In direct contravention to the small minority of haters and crazed murderers who applaud violence in the name of their religion, I read this today on the BBC news website:
The Muslim Council of Britain said the murder was "a truly barbaric act that has no basis in Islam and we condemn this unreservedly".
Excellent...but I think the world needs to hear much more of this kind of statement from followers of Islam...either more people need to be saying it or the media need to be making such voices more clearly heard. Anything less feeds the consuming monster that is cultural and religious hatred.
Some people will demand the death sentence for the guilty men. I do not believe that killing is a suitable punishment for a killing. Justice must prevail - a justice which serves the future, not simply the present.
Unfortunately I think that the public assumes the opposite: that "justice" these days still should mean an almost mediaeval response to public opinion. For me '"justice" is instead a balancing act of effective legislation and enforcement which is performed in order to protect society from disorder and lawlessness while still allowing the freedoms we value. Freedoms disappear with alarming rapidity when even well-meaning politicians seek to legislate obscene acts of terrorism or fundamental religious craziness out of our societies. There simply is no way to create laws which fully protect us all from violence yet which at the same time retain our hard-won and much cherished freedoms.
Sometimes the balance of the application of 'justice' swings too far one way or the other and the fact that we can complain about it is a sign that things are very close to being as they should be in our respective societies. Unfortunately, however, horrendous crimes such as this will still happen, regardless of the deterrents that we put in place to prevent them and in the face of common sense and rational thought. We cannot legislate against, or protect ourselves completely from, lunatic fringe radicalism - perhaps the best that is possible is to effectively punish such acts, but that of course is always a retrospective act, and the evil deed will already have been done.

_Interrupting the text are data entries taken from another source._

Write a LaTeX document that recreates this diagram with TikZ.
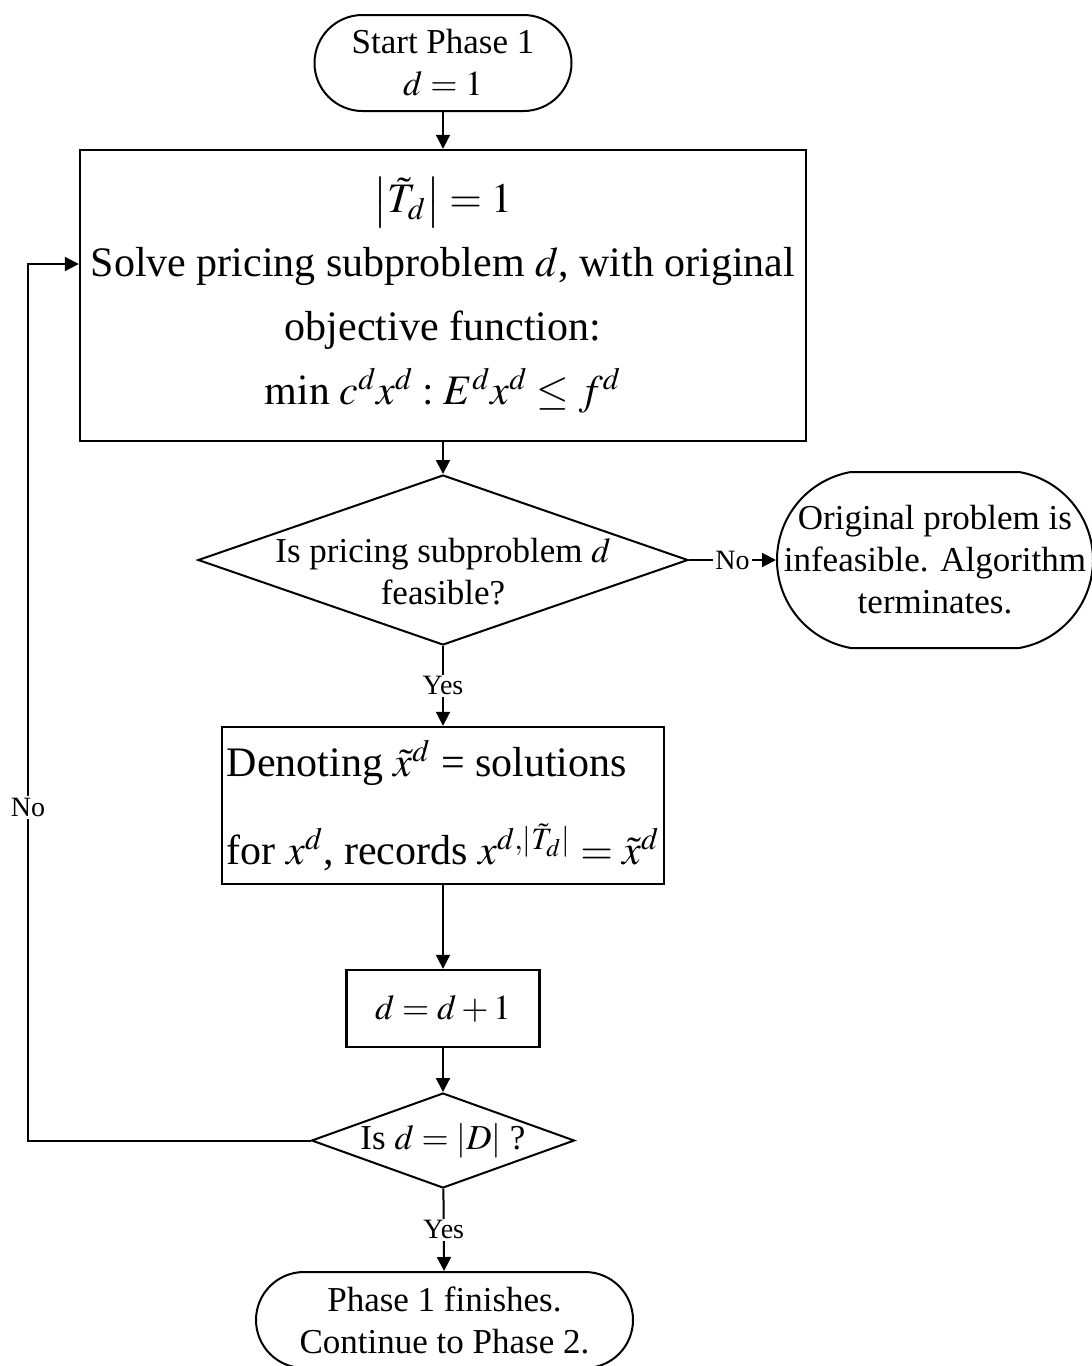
\documentclass[tikz,border=0pt]{standalone}
\usepackage{mathptmx}
\usepackage[no-math]{fontspec}
\setmainfont{Liberation Serif}
\usetikzlibrary{arrows.meta,shapes.geometric,shapes.misc}

\begin{document}
\begin{tikzpicture}[
  x=0.5pt, y=-0.5pt,
  font=\fontsize{17.5}{21}\selectfont,
  >={Triangle[length=7pt,width=7pt]},
  terminal/.style={rounded rectangle, draw=black, line width=1pt, inner sep=0pt},
  process/.style={rectangle, draw=black, line width=1.2pt, inner sep=0pt},
  decision/.style={diamond, draw=black, line width=1pt, inner sep=0pt},
  bigtext/.style={font=\fontsize{21}{32}\selectfont},
  flow/.style={->, draw=black, line width=1pt},
  answer/.style={font=\fontsize{14}{16}\selectfont, fill=white, inner sep=1pt}
]
\useasboundingbox (0,0) rectangle (1092,1366);

\node[terminal, minimum width=128.5pt, minimum height=48pt,
  label={[align=center]center:{Start Phase 1\\$d = 1$}}] (start) at (443,63) {};

\node[process, bigtext, minimum width=363pt, minimum height=145.5pt, align=center]
  (solve) at (443,295.5)
  {$\left|\tilde{T}_d\right| = 1$\\
   Solve pricing subproblem $d$, with original\\
   objective function:\\
   $\min\, c^d x^d : E^d x^d \le f^d$};

\node[decision, minimum width=245pt, minimum height=85pt,
  label={[align=center, yshift=-6pt]center:{Is pricing subproblem $d$\\feasible?}}]
  (feas) at (443,560) {};

\node[terminal, rounded rectangle arc length=160, minimum width=158pt, minimum height=88pt,
  label={[align=center]center:{Original problem is\\infeasible. Algorithm\\terminates.}}]
  (stop) at (935,560) {};

\node[process, minimum width=221pt, minimum height=78.5pt, align=left,
  font=\fontsize{21}{44}\selectfont]
  (note) at (443,805.5)
  {Denoting $\tilde{x}^d$ = solutions\\
   for $x^d$, records $x^{d,|\tilde{T}_d|} = \tilde{x}^d$};

\node[process, minimum width=96.5pt, minimum height=38.5pt] (incr) at (443,1008.5)
  {$d = d + 1$};

\node[decision, minimum width=131.5pt, minimum height=47.5pt,
  label={[align=center]center:{Is $d = \left|D\right|$ ?}}]
  (last) at (443,1140.5) {};

\node[terminal, minimum width=188.5pt, minimum height=48pt,
  label={[align=center]center:{Phase 1 finishes.\\Continue to Phase 2.}}]
  (finish) at (444.5,1320) {};

\coordinate (back) at (28,264);

\draw[flow] (start) -- (solve);
\draw[flow] (solve) -- (feas);
\draw[flow] (feas) -- node[answer] {No} (stop);
\draw[flow] (feas) -- node[answer] {Yes} (note);
\draw[flow] (note) -- (incr);
\draw[flow] (incr) -- (last);
\draw[flow] (last) -- node[answer] {Yes} (finish);
\draw[flow] (last.west) -| node[answer, pos=0.69] {No} (back) -- (solve.west |- back);
\end{tikzpicture}
\end{document}
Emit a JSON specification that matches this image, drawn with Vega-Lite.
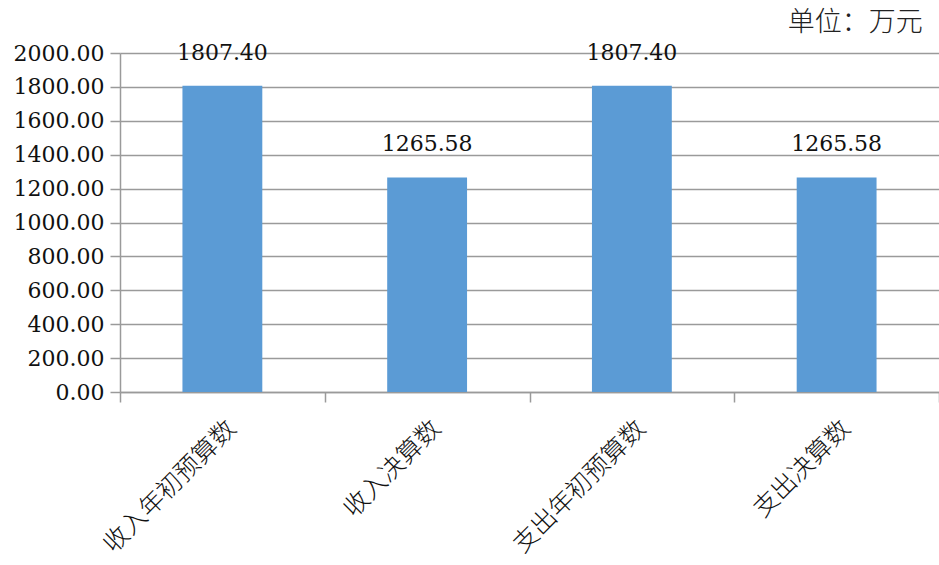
{
  "$schema": "https://vega.github.io/schema/vega-lite/v6.json",
  "autosize": "none",
  "width": 819,
  "height": 339,
  "padding": {"left": 120, "top": 53, "right": 0, "bottom": 173},
  "background": "white",
  "title": {
    "text": "单位：万元",
    "anchor": "end",
    "font": "Noto Sans CJK SC",
    "fontSize": 27,
    "fontWeight": 300,
    "color": "#222222",
    "offset": 5,
    "dx": -17
  },
  "data": {
    "values": [
      {"item": "收入年初预算数", "amount": 1807.40},
      {"item": "收入决算数", "amount": 1265.58},
      {"item": "支出年初预算数", "amount": 1807.40},
      {"item": "支出决算数", "amount": 1265.58}
    ]
  },
  "config": {
    "view": {"stroke": null},
    "axis": {"gridColor": "#9a9a9a", "gridWidth": 1.5, "domainColor": "#9a9a9a", "domainWidth": 1.5, "tickColor": "#9a9a9a", "tickWidth": 1.5}
  },
  "encoding": {
    "x": {
      "field": "item",
      "type": "nominal",
      "sort": null,
      "scale": {"paddingInner": 0, "paddingOuter": 0},
      "axis": {
        "title": null,
        "labelAngle": -45,
        "labelAlign": "right",
        "labelBaseline": "middle",
        "labelFont": "Noto Sans CJK SC",
        "labelFontSize": 25,
        "labelFontWeight": 300,
        "labelColor": "#111111",
        "labelPadding": 22,
        "labelOffset": 9,
        "labelLimit": 400,
        "tickBand": "extent",
        "tickSize": 10,
        "grid": false
      }
    },
    "y": {
      "field": "amount",
      "type": "quantitative",
      "scale": {"domain": [0, 2000], "nice": false},
      "axis": {
        "title": null,
        "values": [0, 200, 400, 600, 800, 1000, 1200, 1400, 1600, 1800, 2000],
        "format": ".2f",
        "labelFont": "DejaVu Serif",
        "labelFontSize": 22,
        "labelColor": "#111111",
        "labelPadding": 6,
        "tickSize": 10,
        "grid": true
      }
    }
  },
  "layer": [
    {
      "mark": {"type": "bar", "color": "#5B9BD5", "width": {"band": 0.39}}
    },
    {
      "mark": {"type": "text", "dy": -21, "font": "DejaVu Serif", "fontSize": 22, "color": "#111111", "baseline": "bottom"},
      "encoding": {"text": {"field": "amount", "type": "quantitative", "format": ".2f"}}
    }
  ]
}
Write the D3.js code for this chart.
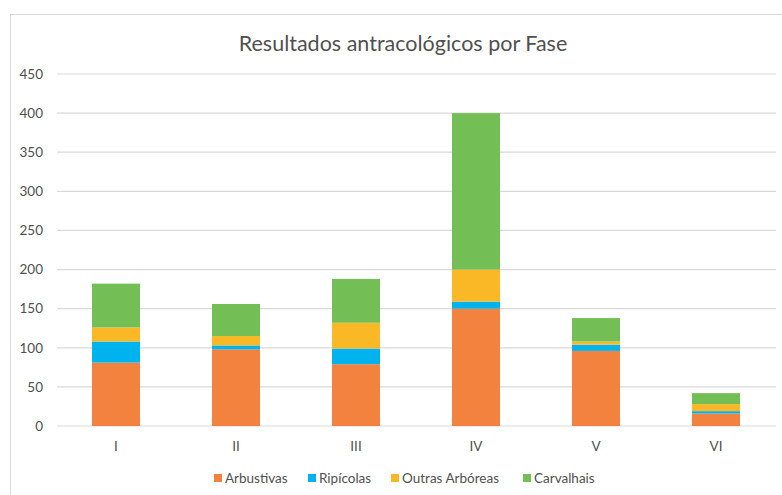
<!DOCTYPE html>
<html>
<head>
<meta charset="utf-8">
<script src="https://cdn.jsdelivr.net/npm/d3@7"></script>
<style>
  body { margin: 0; background: #fff; }
  text { font-family: Lato, "Noto Sans", sans-serif; fill: #505050; }
</style>
</head>
<body>
<div id="chart"></div>
<script>
// data
var fases = ["I", "II", "III", "IV", "V", "VI"];
var seriesNames = ["Arbustivas", "Ripícolas", "Outras Arbóreas", "Carvalhais"];
var arbustivas = [81, 98, 79, 150, 96, 16];
var ripicolas = [27, 5, 20, 9, 8, 3];
var outrasArboreas = [18, 12, 33, 41, 4, 9];
var carvalhais = [56, 41, 56, 200, 30, 14];
var yTicks = [0, 50, 100, 150, 200, 250, 300, 350, 400, 450];
var colors = ["#F3823F", "#00B2EE", "#FBB826", "#73BF56"];

var width = 782, height = 495;

var svg = d3.select("#chart")
  .append("svg")
    .attr("width", width)
    .attr("height", height);

// chart frame
svg.append("rect")
  .attr("x", 10.5).attr("y", 14.5)
  .attr("width", width).attr("height", height)
  .attr("fill", "none")
  .attr("stroke", "#d9d9d9");

var x = d3.scaleBand()
  .domain(fases)
  .range([56, 776])
  .paddingInner(0.6)
  .paddingOuter(0.3);

var y = d3.scaleLinear()
  .domain([0, 450])
  .range([426, 74]);

// gridlines
svg.append("g")
  .selectAll("line")
  .data(yTicks)
  .enter()
  .append("line")
    .attr("x1", 57).attr("x2", 776)
    .attr("y1", function(d) { return y(d); })
    .attr("y2", function(d) { return y(d); })
    .attr("stroke", "#d9d9d9")
    .attr("stroke-width", 1.2);

// y tick labels
svg.append("g")
  .selectAll("text")
  .data(yTicks)
  .enter()
  .append("text")
    .attr("x", 43)
    .attr("y", function(d) { return y(d); })
    .attr("dy", "0.35em")
    .attr("text-anchor", "end")
    .style("font-size", "13.5px")
    .text(function(d) { return d; });

// stacked bars
var rows = fases.map(function(f, i) {
  return {
    fase: f,
    "Arbustivas": arbustivas[i],
    "Ripícolas": ripicolas[i],
    "Outras Arbóreas": outrasArboreas[i],
    "Carvalhais": carvalhais[i]
  };
});

var stacked = d3.stack().keys(seriesNames)(rows);

svg.append("g")
  .selectAll("g")
  .data(stacked)
  .enter()
  .append("g")
    .attr("fill", function(d, i) { return colors[i]; })
  .selectAll("rect")
  .data(function(d) { return d; })
  .enter()
  .append("rect")
    .attr("x", function(d) { return x(d.data.fase); })
    .attr("width", x.bandwidth())
    .attr("y", function(d) { return y(d[1]); })
    .attr("height", function(d) { return y(d[0]) - y(d[1]); });

// x labels
svg.append("g")
  .selectAll("text")
  .data(fases)
  .enter()
  .append("text")
    .attr("x", function(d) { return x(d) + x.bandwidth() / 2; })
    .attr("y", 446)
    .attr("dy", "0.35em")
    .attr("text-anchor", "middle")
    .style("font-size", "13.5px")
    .text(function(d) { return d; });

// title
svg.append("text")
  .attr("x", 403)
  .attr("y", 43)
  .attr("dy", "0.35em")
  .attr("text-anchor", "middle")
  .style("font-size", "21.5px")
  .text("Resultados antracológicos por Fase");

// legend
var legendX = [214, 308, 391, 523];
var legend = svg.append("g")
  .selectAll("g")
  .data(seriesNames)
  .enter()
  .append("g")
    .attr("transform", function(d, i) { return "translate(" + legendX[i] + ",478)"; });

legend.append("rect")
  .attr("x", 0).attr("y", -4)
  .attr("width", 8).attr("height", 8)
  .attr("fill", function(d, i) { return colors[i]; });

legend.append("text")
  .attr("x", 11)
  .attr("y", 0)
  .attr("dy", "0.35em")
  .style("font-size", "13.5px")
  .text(function(d) { return d; });
</script>
</body>
</html>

Political rhetoric flows like spring water down a mountainside at such moments as these; elected representatives puff out their chests and make carefully written stirring pronouncements, designed in particular to make us remember what they said and when. However; some of what their scripts say does make sense. We cannot, as a culture, allow ourselves to be bowed, to be frightened into behaving differently or to be forced to start allowing things which clash head on with our established values. Forcing one's values and beliefs upon others - whether by violence or otherwise - is an act which belongs in a different age, and which is rightly condemned by rational thinkers. Those who feel that forcing their beliefs upon others is divinely justified are, frankly, crazy.
Those who kill and maim and terrorize ostensibly or literally in the name of their god are rather more crazy still and do not belong at large in the world. There is always a price to be paid for the rule of law; sometimes a metaphorical one, and sometimes a literal, monetary one. If it comes down to cost I would be prepared to pay my part of the tax burden for keeping insane religious fundamentalist murderers away from society. I do not believe in capital punishment but let's have some real (but civilised) penalties: a life sentence should after all mean a life sentence.